By Fabian Dawson
SeaWestNews
Seafood is expected to record the smallest price increase of any major grocery category in Canada next year, even as uncertainty over North American trade rules and domestic policy constraints over salmon aquaculture raise concerns about future supply.
Canada’s Food Price Report 2026 said seafood prices will rise by just one to two percent in 2026, compared with five to seven percent for meat and four to six percent overall. The outlook states the average family of four is expected to spend $17,571.79 on food in 2026, an increase of up to $994.63 from last year.
Economists say seafood’s comparatively modest price outlook reflects relatively stable production dynamics. Industry groups caution, however, that this stability depends heavily on predictable access to export markets and regulatory certainty at home.
Those concerns are driving seafood producers to join a broad coalition of agriculture and agri-food organizations calling on Ottawa to commit to a full 16-year renewal of the Canada–United States–Mexico Agreement (CUSMA).
In a joint letter to the federal government, the coalition said CUSMA has been instrumental in fostering an integrated North American agriculture market, enabling producers to plan investments and operations with greater certainty. The value of agriculture and agri-food trade among Canada, the United States, and Mexico has tripled since 2005, reaching approximately $400 billion in 2023.
More than 60 percent of Canada’s agriculture and agri-food exports are shipped to the United States, which supplies about 20 percent of Canada’s imports in the same categories. Roughly $100 billion in agriculture and agri-food products now crosses the Canada–U.S. border annually.
Seafood trade is particularly exposed. Canada imported more than $1 billion in seafood from the United States in 2023, while U.S. buyers imported more than $3.6 billion in Canadian seafood, making Canada the largest seafood supplier to the U.S. market.
The coalition warned that weakening CUSMA’s sanitary and phytosanitary rules, biotechnology provisions, technical barriers to trade disciplines, or dispute settlement mechanisms would erode the science-based frameworks that underpin that trade.
Aquaculture and seafood organizations were among the signatories, including the Canadian Aquaculture Industry Alliance, BC Salmon Farmers Association, Atlantic Canada Fish Farmers Association, BC Shellfish Growers Association, Aquaculture Association of Nova Scotia, Association des Aquaculteurs du Québec, Newfoundland Aquaculture Industry Association, Ontario Aquaculture Association, and the PEI Aquaculture Alliance.
The trade appeal comes as Canada’s aquaculture sector reported growth in 2024.
National sales of aquaculture products and services rose 8.8 percent year over year to $1.4 billion, driven largely by gains in Newfoundland and Labrador, where sales increased 41.9 percent, and New Brunswick, up 11.2 percent. Production of farmed finfish increased 11.6 percent to 122,280 tonnes, while total value rose 8.4 percent to $1.2 billion despite lower average prices.

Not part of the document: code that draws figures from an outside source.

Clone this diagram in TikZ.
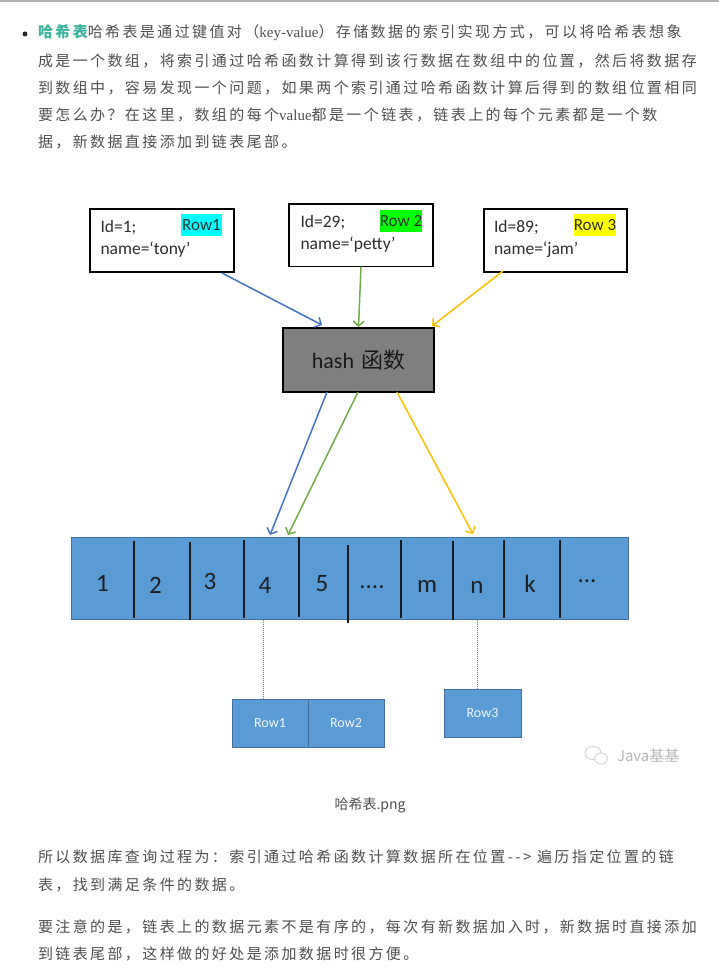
\documentclass[tikz,border=0pt]{standalone}
\usepackage{fontspec}
\setmainfont{Noto Sans CJK SC}
\newfontfamily\cjkfont[LetterSpace=16]{Noto Sans CJK SC}
\newfontfamily\plaincjk{Noto Sans CJK SC}
\newfontfamily\calfont{Carlito}
\newfontfamily\latfont{Liberation Serif}
\usetikzlibrary{arrows.meta,calc}
\definecolor{txt}{HTML}{505050}
\definecolor{tealhead}{HTML}{3DB39E}
\definecolor{cellblue}{HTML}{5B9BD5}
\definecolor{cellborder}{HTML}{41719C}
\definecolor{hashgray}{HTML}{7F7F7F}
\definecolor{arrblue}{HTML}{4472C4}
\definecolor{arrgreen}{HTML}{70AD47}
\definecolor{arryellow}{HTML}{FFC000}
\definecolor{hlcyan}{HTML}{00FFFF}
\definecolor{hlgreen}{HTML}{00FF00}
\definecolor{hlyellow}{HTML}{FFFF00}
\begin{document}
\begin{tikzpicture}[x=1pt,y=-1pt,
  every node/.style={inner sep=0pt,outer sep=0pt},
  para/.style={anchor=west,text=txt,font=\cjkfont\fontsize{15}{18}\selectfont},
  recbox/.style={draw=black,line width=1.3pt,fill=white,minimum height=63pt},
  boxtext/.style={anchor=west,text=black!82,font=\calfont\fontsize{17.5}{20}\selectfont},
  hltag/.style={minimum width=41pt,minimum height=22pt,text=black!82,font=\calfont\fontsize{17}{20}\selectfont},
  hashbox/.style={draw=black,line width=1.3pt,fill=hashgray,minimum width=151pt,minimum height=64pt,text=black!90,font=\fontsize{22}{26}\selectfont},
  cellbox/.style={draw=cellborder,line width=0.8pt,fill=cellblue},
  rowbox/.style={draw=cellborder,line width=0.8pt,fill=cellblue,minimum width=76pt,minimum height=48pt,text=white!92!cellblue,font=\calfont\fontsize{14}{16}\selectfont},
  celllabel/.style={anchor=base,text=black!88,font=\calfont\fontsize{25}{28}\selectfont},
  divider/.style={line width=2.4pt,black!90},
  conn/.style={line width=1.5pt,-{Straight Barb[length=5pt,width=11pt]}},
  dotline/.style={gray,line width=0.8pt,dash pattern=on 1pt off 1pt}
]
\useasboundingbox (0,0) rectangle (719,971);
\fill[white] (0,0) rectangle (719,971);
\fill[gray!60] (0,0) rectangle (719,2);

% ---- top paragraph ----
\node[circle,fill=black!85,minimum size=5pt] (bul) at (25,34) {};
\node[para] (p1) at (38,33) {{\bfseries\color{tealhead}哈希表}哈希表是通过键值对（{\latfont key-value}）存储数据的索引实现方式，可以将哈希表想象};
\node[para] (p2) at (38,61) {成是一个数组，将索引通过哈希函数计算得到该行数据在数组中的位置，然后将数据存};
\node[para] (p3) at (38,88) {到数组中，容易发现一个问题，如果两个索引通过哈希函数计算后得到的数组位置相同};
\node[para] (p4) at (38,115) {要怎么办？在这里，数组的每个{\latfont value}都是一个链表，链表上的每个元素都是一个数};
\node[para] (p5) at (38,142) {据，新数据直接添加到链表尾部。};

% ---- record boxes ----
\node[recbox,minimum width=144pt] (box1) at (162,240.5) {};
\node[recbox,minimum width=144pt,minimum height=62.7pt] (box2) at (361,235.3) {};
\node[recbox,minimum width=143pt] (box3) at (555.5,240.5) {};

\node[hltag,fill=hlcyan] (tag1) at (201.5,225) {Row1};
\node[hltag,fill=hlgreen] (tag2) at (401,221) {Row 2};
\node[hltag,fill=hlyellow] (tag3) at (595,225) {Row 3};

\node[boxtext] (id1) at (100.5,228) {Id=1;};
\node[boxtext] (nm1) at (100.5,250) {name=‘tony’};
\node[boxtext] (id2) at (300.5,223) {Id=29;};
\node[boxtext] (nm2) at (300.5,245) {name=‘petty’};
\node[boxtext] (id3) at (494,228) {Id=89;};
\node[boxtext] (nm3) at (494,250) {name=‘jam’};

% ---- hash box ----
\node[hashbox] (hash) at (358.5,360) {\calfont hash\hspace{7pt}\plaincjk 函数};

% ---- array ----
\node[cellbox,minimum width=557.5pt,minimum height=82pt] (array) at (349.75,578) {};
\foreach \x/\a/\b in {134/541/618,190/542/620,244/540/618,299/537/617,348/545/623,401/540/618,453/541/620,504/540/618,560/540/618}
  \draw[divider] (\x,\a) -- (\x,\b);
\node[celllabel] (c1) at (102.5,591) {1};
\node[celllabel] (c2) at (155.5,593) {2};
\node[celllabel] (c3) at (210,589) {3};
\node[celllabel] (c4) at (265,593) {4};
\node[celllabel] (c5) at (322,591) {5};
\node[celllabel] (c6) at (372,588) {....};
\node[celllabel] (c7) at (427,592) {m};
\node[celllabel] (c8) at (477,593) {n};
\node[celllabel] (c9) at (530,592) {k};
\node[celllabel] (c10) at (587,582) {...};

% ---- arrows ----
\draw[conn,arrblue] ([xshift=-12pt,yshift=-1pt]box1.south east) -- ([xshift=-36.5pt,yshift=3pt]hash.north);
\draw[conn,arrgreen] (box2.south) -- ([yshift=1pt]hash.north);
\draw[conn,arryellow] ([xshift=19pt,yshift=1pt]box3.south west) -- ([xshift=-2pt,yshift=2pt]hash.north east);
\draw[conn,arrblue] ([xshift=-31.5pt]hash.south) -- ([xshift=199pt,yshift=2pt]array.north west);
\draw[conn,arrgreen] ([xshift=-0.5pt]hash.south) -- ([xshift=217pt,yshift=2pt]array.north west);
\draw[conn,arryellow] ([xshift=38.5pt]hash.south) -- ([xshift=402pt,yshift=3pt]array.north west);

% ---- linked lists ----
\node[rowbox] (r1) at (270,723) {Row1};
\node[rowbox] (r2) at (346,723) {Row2};
\node[rowbox,minimum width=77pt] (r3) at (482.5,713) {Row3};
\coordinate (d1) at (263,619.5);
\coordinate (d2) at (477,619.5);
\draw[dotline] (d1) -- (d1 |- r1.north);
\draw[dotline] (d2) -- (d2 |- r3.north);

% ---- watermark ----
\draw[gray!35,line width=0.9pt] (593,753) ellipse (8pt and 6.5pt);
\filldraw[gray!35,fill=white,line width=0.9pt] (601,758.5) ellipse (6.5pt and 5.5pt);
\node[anchor=west,text=gray!55,font=\fontsize{15}{18}\selectfont] (wm) at (617,756) {Java基基};

% ---- caption ----
\node[text=txt,font=\plaincjk\fontsize{14}{16}\selectfont] (cap) at (370,805) {哈希表.png};

% ---- bottom paragraphs ----
\node[para] (q1) at (38,857) {所以数据库查询过程为：索引通过哈希函数计算数据所在位置-{}-> 遍历指定位置的链};
\node[para] (q2) at (38,885) {表，找到满足条件的数据。};
\node[para] (q3) at (38,927) {要注意的是，链表上的数据元素不是有序的，每次有新数据加入时，新数据时直接添加};
\node[para] (q4) at (38,954) {到链表尾部，这样做的好处是添加数据时很方便。};
\end{tikzpicture}
\end{document}
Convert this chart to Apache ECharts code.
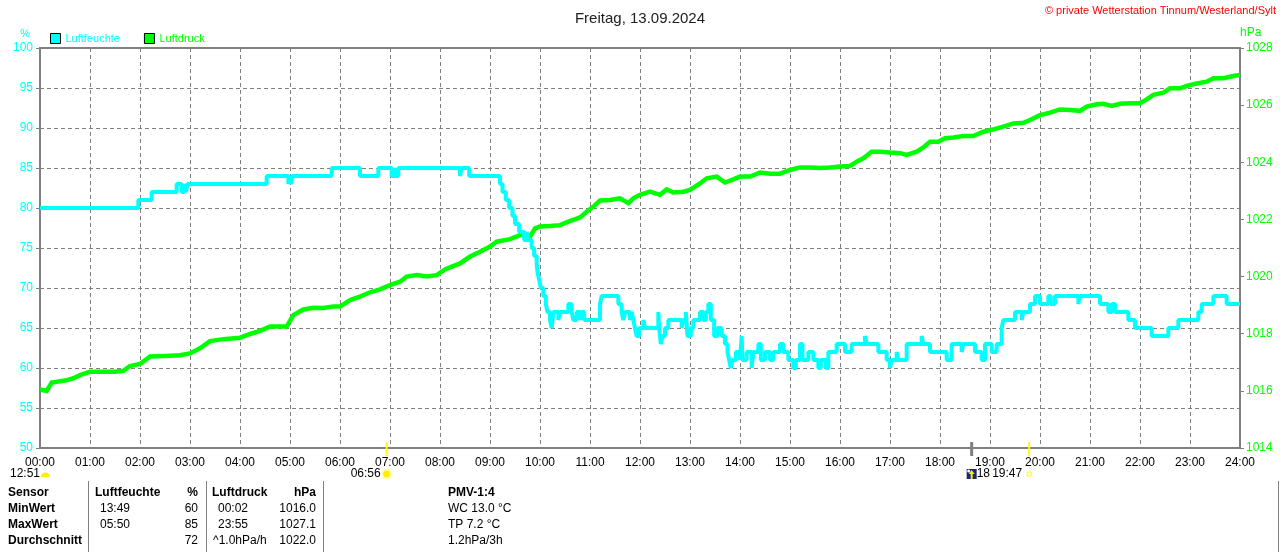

For the first time since national reporting began in 1991, combined Atlantic Canadian finfish production exceeded that of British Columbia, with output in the Atlantic provinces rising 18.5 percent. British Columbia’s finfish production increased 6.3 percent, but its share of national production fell to 44.7 percent, the lowest level on record.
Exports of Canadian farmed Atlantic salmon rose 15.9 percent to 74,719 tonnes in 2024, with export values climbing to $944.5 million. The United States accounted for 93.5 percent of those exports by volume.
That reliance has sharpened concerns in British Columbia, where approximately 70 percent of farm-raised salmon is destined for U.S. markets. Industry analysts have warned that a disruption to American demand could cut sales by as much as 40 percent, potentially reducing revenues by up to $142 million each year and costing between 1,100 and 1,195 jobs.
At the same time, long-term planning for the West Coast salmon sector has slowed as farmers and suppliers contend with frozen site approvals and ongoing regulatory uncertainty. Since 2020, federal policy changes have resulted in the closure of about 45 percent of British Columbia’s salmon farms.
The federal plan to remove marine salmon farms from the West Coast by 2029 has continued to cloud investment decisions, trigger layoffs, and strain long-standing economic agreements with First Nations, while pushing production to other regions and countries.
B.C.’s salmon farmers and their First Nations partners say clear, evidence-based federal and provincial policies would allow the sector to rebuild and expand, generating up to $2.5 billion annually in economic activity, $930 million in GDP, and 9,000 jobs nationwide.
Instead, industry estimates show that uncertainty tied to the proposed 2029 ban and the absence of a stable regulatory framework has already resulted in more than $437 million in lost annual spending by aquaculture vendors in British Columbia.